Format: Paperback, ALC
Length: 383 pages/10 hours & 7 minutes

Good People

Zorah Sharaf could do no wrong. Zorah Sharaf brought shame upon her family. What’s the truth? Depends on who you ask.

The Sharaf family is the picture of success. Successful, rich, happy. They came to this country as refugees with nothing more than the clothes on their backs. And now, after years of hard work, they live in the most exclusive neighborhood, their growing family attending the most prestigious schools. Zorah, the eldest daughter, is the apple of her father’s eye.

When an unthinkable tragedy strikes, everyone is left reeling and the family is thrust into the court of public opinion. There is talk that behind closed doors the Sharafs’ happy household was anything but. Did the Sharaf family achieve the American dream? Or was the image of the model immigrant family just a façade?

Like a literary game of ping-pong, Good People compels the reader to reconsider what might have happened even on the previous page. Told through a kaleidoscope of perspectives, it is a riveting, provocative, and haunting story of family—sisters, brothers, mothers, fathers, and the communities that claim us as family in difficult times.

Published by Crown
Published on February 3, 2026

My thoughts:

I received a free audiobook of this title courtesy of the publisher. All thoughts are my own.

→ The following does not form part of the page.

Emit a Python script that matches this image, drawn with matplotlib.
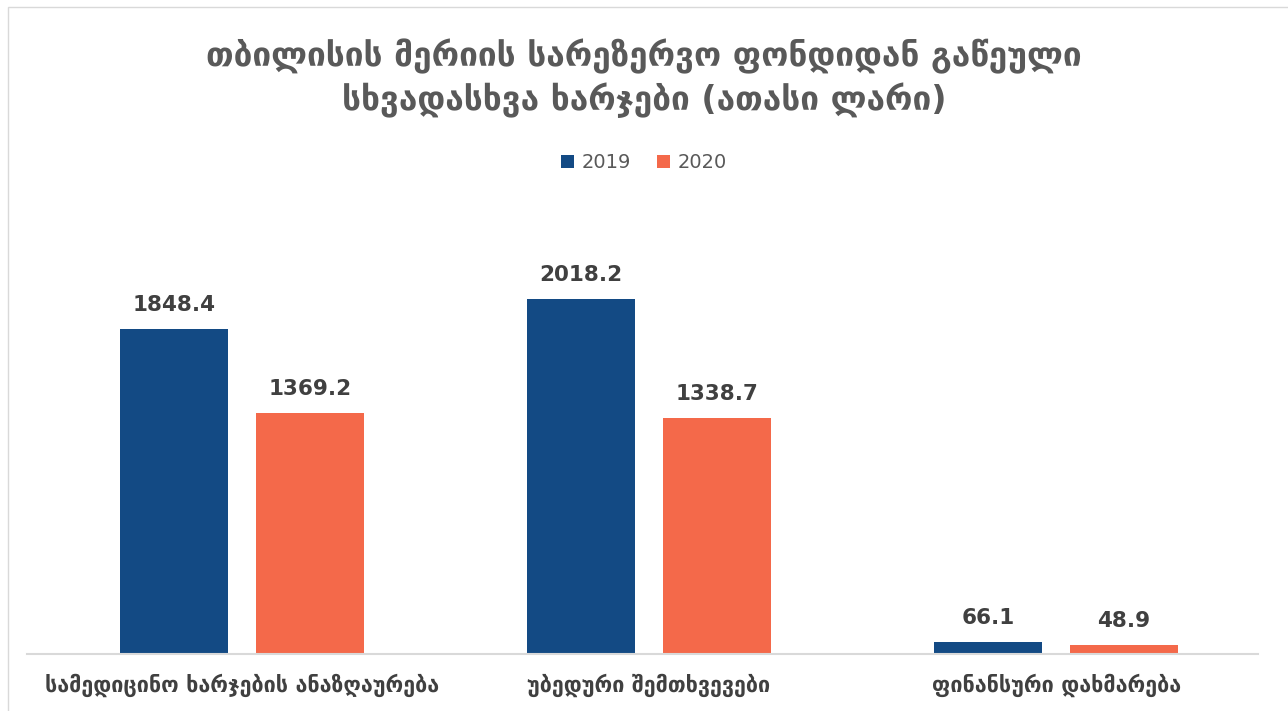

This book had me in a chokehold from the minute I started it. I loved the story. I loved the mystery. I loved the format. It seriously plays out like a true crime documentary, complete with multiple perspectives, contradicting testimonies, and no clear answers. Just lots and lots of speculation.

I will warn you, though. If you’re someone who needs your books to end all neat and tidy with everything explained, this may not be the book for you. There are no definitive answers here. But if you like books about complicated family dynamics, perception versus reality, he said/she said narratives, crime and speculation where someone knows the truth but no one is saying it, then this is absolutely the book for you. This book is also told only through interviews/statements and news stories, so if you only like narrative fiction then you should stay away. Honestly, the format is what made it work so well for me.

The Sharaf family looks like the picture of success. They came to this country as refugees with nothing but the clothes on their backs. Now they live in the most exclusive neighborhood. They’re filthy rich. Their kids attend the most prestigious schools. Zorah, the eldest daughter, is the apple of her father’s eye. They’re the perfect family and they’ve achieved the American dream. Or at least they thought they had.

When an unthinkable tragedy strikes and Zorah turns up dead, the family is thrust into the court of public opinion. And suddenly, there’s talk that behind closed doors, the Sharafs’ happy household was anything but. Was the image of the model immigrant family just a facade? Or is this just gossip and assumptions from people who don’t really know them?

The brilliance of this book is in how it’s structured. It’s told through a kaleidoscope of perspectives. Family members. Neighbors. Friends. Teachers. Authorities. News stories. Everyone has a version of what happened. Everyone has a version of who Zorah was. And none of them fully align. Some people say Zorah could do no wrong. Others say she brought shame upon her family. The truth? We never really know.

I went back and forth so many times on what I thought actually happened to Zorah. It’s like a literary game of ping-pong. You’re constantly reconsidering what you thought you knew, even from just a few pages earlier. And that uncertainty is exactly what makes this book so compelling.

What I loved most is how Sabit handles the concept of truth. There’s no omniscient narrator here telling you what really happened. There’s no tidy reveal at the end where everything clicks into place. Instead, you’re left with fragments. Contradictions. Biases. And you have to sit with the discomfort of not knowing for sure. Because in real life, that’s often how these stories go. Someone knows the truth, but no one is saying it. Or maybe everyone is saying their version of the truth, and the real story is somewhere in the middle.

The family dynamics are messy and complicated. The way outsiders view the family versus how family friends view them and how the family views itself all differ. Sabit doesn’t shy away from any of it. She lets it all be complicated and uncomfortable and unresolved.

The book is also emotional and powerful. You feel the grief. You feel the confusion. You feel the anger and the defensiveness and the shame. And you feel the weight of being judged by people who think they know your story but really don’t.

This is Sabit’s debut, and it’s seriously impressive. The format is bold. The writing is sharp. The structure is ambitious and it pays off. She takes a huge risk by not giving readers clear answers, and I think that’s what makes the book stick with you long after you finish it. You keep thinking about it. You keep turning it over in your mind. You keep asking yourself what you believe.

I tandem read this and the audiobook version is fantastic! It’s narrated by a full cast which really helped give that immersive, documentary type feeling.

If you’re drawn to unconventional styles, family secrets, and stories that ask more questions than they answer, pick this up. If you love true crime but want something literary and layered, pick this up. If you’re okay with ambiguity and nuance and books that don’t wrap everything up with a bow, pick this up.

This book won’t be for everyone. But for the right reader, it’s going to hit hard. For me, it absolutely did.